Hi,
For some reason my openSUSE Tumbleweed system won’t connect to the WiFi properly. Despite this my home WiFi network does appear in the network manager dialog of both KDE Plasma 5 (i.e., the one in the system tray widget) and nmtui, and I am apparently (according to both nmtui and KDE Plasma 5’s network manager) connected to it. Despite this when I open up Google Chrome it is obvious I am not connected to the internet. Likewise running:
ping www.google.com
returns an unknown hosts error. There is nothing wrong with my home network, this I know as I am starting this forum topic from the same laptop I have openSUSE Tumbleweed installed on, just from a different OS installed on this laptop, namely a Ubuntu 14.04 system. I tried OT’s network just twenty minutes ago. Likewise other people using my net have no complained of the WiFi being down. If relevant my laptop uses a Broadcom chip to connect to the net. I have run sudo modprobe -a wl and this has had no effect. Likewise running:
sudo modprobe -r wl
has had the expected effect of removing all WiFi networks from being mentioned in the network manager dialog of both nmtui and KDE Plasma 5. Please help me with this error, my only other option at this point is to reinstall openSUSE Tumbleweed yet again!
Thanks for your time,
Brenton
I have tried disconnecting from my home network and reconnecting to it via both nmtui and KDE Plasma 5’s networkmanager applet. I have also tried reverting back to an older kernel and it hasn’t helped.
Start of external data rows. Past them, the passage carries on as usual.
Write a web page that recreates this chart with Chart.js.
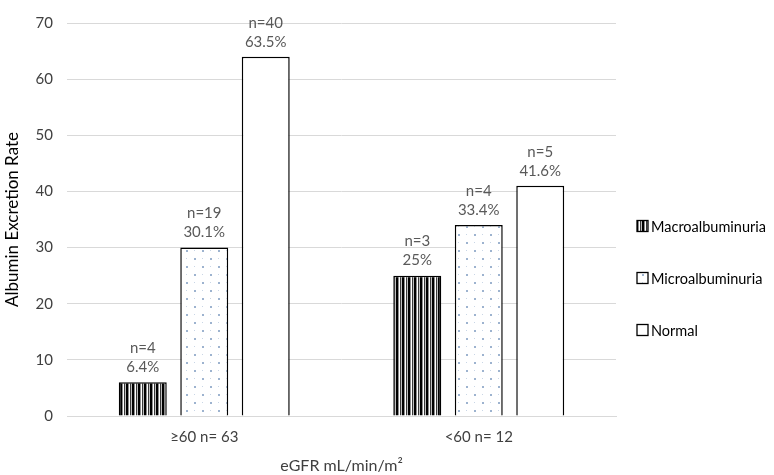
<!DOCTYPE html>
<html lang="en">
<head>
<meta charset="UTF-8">
<title>Albumin Excretion Rate</title>
<style>
  html, body { margin: 0; padding: 0; background: #ffffff; }
  #grafico { display: block; }
</style>
</head>
<body>
<canvas id="grafico" width="774" height="475"></canvas>

<script src="https://cdn.jsdelivr.net/npm/chart.js"></script>
<script>
// dados do gráfico
const categorias = ['≥60 n= 63', '<60 n= 12'];
const series = ['Macroalbuminuria', 'Microalbuminuria', 'Normal'];
const macro = [6, 25];
const micro = [30, 34];
const normal = [64, 41];
const nMacro = ['n=4', 'n=3'];
const nMicro = ['n=19', 'n=4'];
const nNormal = ['n=40', 'n=5'];
const pctMacro = ['6.4%', '25%'];
const pctMicro = ['30.1%', '33.4%'];
const pctNormal = ['63.5%', '41.6%'];
const ticksY = [0, 10, 20, 30, 40, 50, 60, 70];

const fonte = 'Lato, "Open Sans", sans-serif';

// padrões de preenchimento
function listrado() {
  const c = document.createElement('canvas');
  c.width = 6; c.height = 6;
  const g = c.getContext('2d');
  g.fillStyle = '#ffffff';
  g.fillRect(0, 0, 6, 6);
  const cores = ['#000000', '#000000', '#8c8c8c', '#ffffff', '#3a3a3a', '#bfbfbf'];
  cores.forEach((cor, i) => { g.fillStyle = cor; g.fillRect(i, 0, 1, 6); });
  return g.createPattern(c, 'repeat');
}

function pontilhado() {
  const c = document.createElement('canvas');
  c.width = 16; c.height = 16;
  const g = c.getContext('2d');
  g.fillStyle = '#ffffff';
  g.fillRect(0, 0, 16, 16);
  g.fillStyle = '#9db3cf';
  g.fillRect(2, 2, 2, 2);
  g.fillRect(10, 10, 2, 2);
  g.fillStyle = '#c9d6e6';
  g.fillRect(10, 2, 1, 1);
  g.fillRect(2, 10, 1, 1);
  return g.createPattern(c, 'repeat');
}

const preenchimentos = [listrado(), pontilhado(), '#ffffff'];
const rotulosN = [nMacro, nMicro, nNormal];
const rotulosPct = [pctMacro, pctMicro, pctNormal];

// rótulos acima das barras
const rotulosBarras = {
  id: 'rotulosBarras',
  afterDatasetsDraw(chart) {
    const ctx = chart.ctx;
    ctx.save();
    ctx.font = '15px ' + fonte;
    ctx.fillStyle = '#595959';
    ctx.textAlign = 'center';
    ctx.textBaseline = 'middle';
    chart.data.datasets.forEach((ds, i) => {
      chart.getDatasetMeta(i).data.forEach((bar, j) => {
        ctx.fillText(rotulosPct[i][j], bar.x, bar.y - 15);
        ctx.fillText(rotulosN[i][j], bar.x, bar.y - 34);
      });
    });
    ctx.restore();
  }
};

// legenda à direita
const legenda = {
  id: 'legenda',
  afterDraw(chart) {
    const ctx = chart.ctx;
    ctx.save();
    ctx.font = '14.5px ' + fonte;
    ctx.textBaseline = 'middle';
    chart.data.datasets.forEach((ds, i) => {
      const y = 226 + i * 52;
      ctx.fillStyle = ds.backgroundColor;
      ctx.fillRect(637, y - 5.5, 11, 11);
      ctx.strokeStyle = '#000000';
      ctx.lineWidth = 1.3;
      ctx.strokeRect(637, y - 5.5, 11, 11);
      ctx.fillStyle = '#000000';
      ctx.fillText(ds.label, 651, y + 1);
    });
    ctx.restore();
  }
};

new Chart(document.getElementById('grafico'), {
  type: 'bar',
  data: {
    labels: categorias,
    datasets: [
      { label: series[0], data: macro, backgroundColor: preenchimentos[0] },
      { label: series[1], data: micro, backgroundColor: preenchimentos[1] },
      { label: series[2], data: normal, backgroundColor: preenchimentos[2] }
    ]
  },
  options: {
    responsive: false,
    animation: false,
    devicePixelRatio: 1,
    layout: { padding: { top: 10, right: 158, bottom: 0, left: 0 } },
    datasets: {
      bar: {
        borderColor: '#000000',
        borderWidth: 1.5,
        barPercentage: 0.78,
        categoryPercentage: 0.672
      }
    },
    plugins: {
      legend: { display: false },
      tooltip: { enabled: false }
    },
    scales: {
      x: {
        grid: { display: false, drawTicks: false },
        border: { display: true, color: '#d9d9d9', width: 1 },
        ticks: { color: '#404040', font: { family: fonte, size: 15 }, padding: 12 },
        title: {
          display: true,
          text: 'eGFR mL/min/m²',
          color: '#404040',
          font: { family: fonte, size: 16 },
          padding: { top: 4, bottom: 0 }
        },
        afterFit(scale) { scale.height = 59; }
      },
      y: {
        min: 0,
        max: 70,
        afterBuildTicks(scale) { scale.ticks = ticksY.map(v => ({ value: v })); },
        grid: { color: '#d9d9d9', drawTicks: false },
        border: { display: false },
        ticks: { color: '#404040', font: { family: fonte, size: 15 }, padding: 14 },
        title: {
          display: true,
          text: 'Albumin Excretion Rate',
          color: '#000000',
          font: { family: fonte, size: 17 },
          padding: { top: 2, bottom: 2 }
        },
        afterFit(scale) { scale.width = 67; }
      }
    }
  },
  plugins: [rotulosBarras, legenda]
});
</script>
</body>
</html>
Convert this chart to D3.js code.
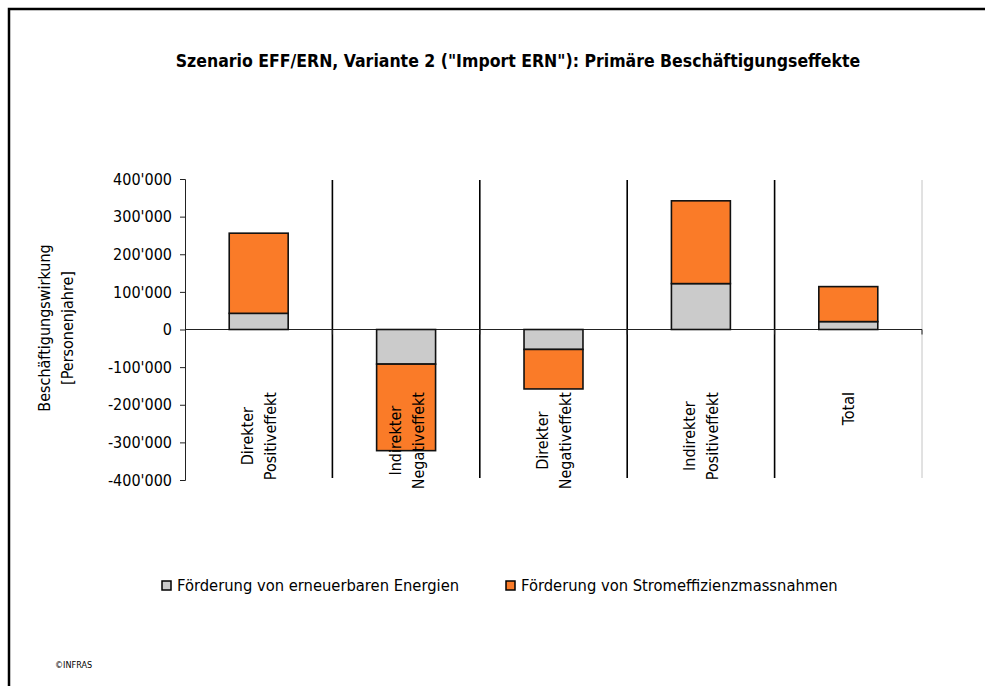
<!DOCTYPE html>
<html>
<head>
<meta charset="utf-8">
<script src="https://cdn.jsdelivr.net/npm/d3@7"></script>
<style>
  body { margin: 0; background: #fff; }
  svg text { font-family: "DejaVu Sans Condensed", "DejaVu Sans", sans-serif; font-stretch: condensed; fill: #000; }
</style>
</head>
<body>
<svg id="chart" width="985" height="686"></svg>
<script>
// data
var categories = ["Direkter Positiveffekt", "Indirekter Negativeffekt", "Direkter Negativeffekt", "Indirekter Positiveffekt", "Total"];
var seriesNames = ["Förderung von erneuerbaren Energien", "Förderung von Stromeffizienzmassnahmen"];
var erneuerbar = [43000, -92000, -53000, 122000, 21000];
var stromeffizienz = [213000, -230000, -105000, 220000, 93000];
var yTicks = [-400000, -300000, -200000, -100000, 0, 100000, 200000, 300000, 400000];
var colors = ["#cbcbcb", "#fa7b28"];

// note: "top" is taken by window.top, so plot edges get their own names
var svg = d3.select("#chart"),
    plotLeft = 185, plotRight = 922, plotTop = 179, plotBottom = 480;

// outer frame (runs off the right and bottom edge)
svg.append("rect")
    .attr("x", 9).attr("y", 9)
    .attr("width", 1000).attr("height", 1000)
    .attr("fill", "none").attr("stroke", "#000").attr("stroke-width", 2.5);

svg.append("text")
    .attr("x", 518).attr("y", 67)
    .attr("text-anchor", "middle")
    .style("font-size", "17.5px").style("font-weight", "bold")
    .text('Szenario EFF/ERN, Variante 2 ("Import ERN"): Primäre Beschäftigungseffekte');

var x = d3.scaleBand().domain(categories).range([plotLeft, plotRight]).padding(0);
var y = d3.scaleLinear().domain([-400000, 400000]).range([plotBottom, plotTop]);

var locale = d3.formatLocale({decimal: ".", thousands: "'", grouping: [3], currency: ["", ""], minus: "-"});
var fmt = locale.format(",d");

var table = categories.map(function (c, i) {
    return {cat: c, s0: erneuerbar[i], s1: stromeffizienz[i]};
});
var stack = d3.stack().keys(["s0", "s1"]).offset(d3.stackOffsetDiverging);
var layers = stack(table);

// separators between the categories
var bounds = categories.map(function (c) { return x(c); }).slice(1);
svg.selectAll(".sep")
    .data(bounds)
    .enter().append("line")
    .attr("class", "sep")
    .attr("x1", function (d) { return d; }).attr("x2", function (d) { return d; })
    .attr("y1", plotTop + 1).attr("y2", plotBottom - 2)
    .attr("stroke", "#000").attr("stroke-width", 1.6);

svg.append("line")
    .attr("x1", plotRight).attr("x2", plotRight)
    .attr("y1", plotTop + 1).attr("y2", plotBottom - 2)
    .attr("stroke", "#c4c4c4").attr("stroke-width", 1);

// zero line with category ticks
svg.append("line")
    .attr("x1", plotLeft).attr("x2", plotRight)
    .attr("y1", y(0)).attr("y2", y(0))
    .attr("stroke", "#222").attr("stroke-width", 1);

svg.selectAll(".xtick")
    .data(bounds.concat([plotRight]))
    .enter().append("line")
    .attr("class", "xtick")
    .attr("x1", function (d) { return d; }).attr("x2", function (d) { return d; })
    .attr("y1", y(0)).attr("y2", y(0) + 5)
    .attr("stroke", "#222");

// y axis
var yAxis = svg.append("g")
    .attr("transform", "translate(" + plotLeft + ",0)")
    .call(d3.axisLeft(y).tickValues(yTicks).tickFormat(fmt).tickSize(5).tickPadding(8));
yAxis.select(".domain").attr("stroke", "#222");
yAxis.selectAll(".tick line").attr("stroke", "#222");
yAxis.selectAll("text")
    .style("font-size", "16px")
    .style("font-family", '"DejaVu Sans Condensed", "DejaVu Sans", sans-serif');

// bars
var barW = x.bandwidth() * 0.4;
svg.selectAll(".layer")
    .data(layers)
    .enter().append("g")
    .attr("class", "layer")
    .attr("fill", function (d, i) { return colors[i]; })
    .selectAll("rect")
    .data(function (d) { return d; })
    .enter().append("rect")
    .attr("x", function (d) { return x(d.data.cat) + (x.bandwidth() - barW) / 2; })
    .attr("y", function (d) { return y(Math.max(d[0], d[1])); })
    .attr("width", barW)
    .attr("height", function (d) { return Math.abs(y(d[0]) - y(d[1])); })
    .attr("stroke", "#111").attr("stroke-width", 1.6);

// rotated category labels, longest line starts at the same height
var labelTop = 392, lineGap = 23;
categories.forEach(function (c) {
    var lines = c.split(" "),
        cx = x(c) + x.bandwidth() / 2,
        n = lines.length;
    var texts = lines.map(function (l, i) {
        var bx = cx + 6 + (i - (n - 1) / 2) * lineGap;
        return svg.append("text")
            .attr("text-anchor", "middle")
            .style("font-size", "16px")
            .attr("data-bx", bx)
            .text(l);
    });
    var maxLen = d3.max(texts, function (t) { return t.node().getComputedTextLength(); });
    texts.forEach(function (t) {
        t.attr("transform", "translate(" + t.attr("data-bx") + "," + (labelTop + maxLen / 2) + ") rotate(-90)");
    });
});

// y axis title
["Beschäftigungswirkung", "[Personenjahre]"].forEach(function (l, i) {
    svg.append("text")
        .attr("text-anchor", "middle")
        .attr("transform", "translate(" + (50 + i * 23) + ",328) rotate(-90)")
        .style("font-size", "16px")
        .text(l);
});

// legend
var legendX = [162, 506];
var legend = svg.selectAll(".legend")
    .data(seriesNames)
    .enter().append("g")
    .attr("class", "legend")
    .attr("transform", function (d, i) { return "translate(" + legendX[i] + ",581)"; });
legend.append("rect")
    .attr("width", 9).attr("height", 9)
    .attr("fill", function (d, i) { return colors[i]; })
    .attr("stroke", "#000").attr("stroke-width", 1.5);
legend.append("text")
    .attr("x", 15).attr("y", 10)
    .style("font-size", "16.4px")
    .text(function (d) { return d; });

svg.append("text")
    .attr("x", 55).attr("y", 668)
    .style("font-size", "9px")
    .text("©INFRAS");
</script>
</body>
</html>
When you are connected again, check the connection status with
/usr/sbin/iwconfig
Examine the IP addressing and routing table
ip address
ip route
You should be able to ping the gateway (router) address, and then try a well-known internet address (eg 'ping 8.8.8.8). If you get this far, then check if a valid nameserver is defined…
grep "name" /etc/resolv.conf
If the name server is missing (or incorrect) from /etc/resolv.conf, try
sudo netconfig -f update
and check that you can now resolve an internet hostname eg
ping yahoo.com
The commands you said to run for diagnostic purposes seems to have returned normal output.
/usr/sbin/iwconfig
returned:
lo no wireless extensions.
eno1 no wireless extensions.
wlo1 IEEE 802.11 ESSID:"Telstra5669F3"
Mode:Managed Frequency:2.462 GHz Access Point: C4:EA:1D:56:69:F3
Retry short limit:7 RTS thr:off Fragment thr:off
Power Management:off
while:
ip route
returned:
default via 10.0.0.138 dev wlo1 proto static metric 600
10.0.0.0/24 dev wlo1 proto kernel scope link src 10.0.0.11 metric 600
and:
grep "name" /etc/resolv.conf
returned:
nameserver 127.0.1.1
I’m try out your fixes now, brb (gotta reboot from my Ubuntu 14.04 installation to my OT one).
I feel like kissing the ground at your feet, your command:
sudo netconfig -f update
worked perfectly! Thank you so very much!
Glad to have been of help. (The nameserver was the issue here, which is why you were connected, but not able to resolve internet hostnames.)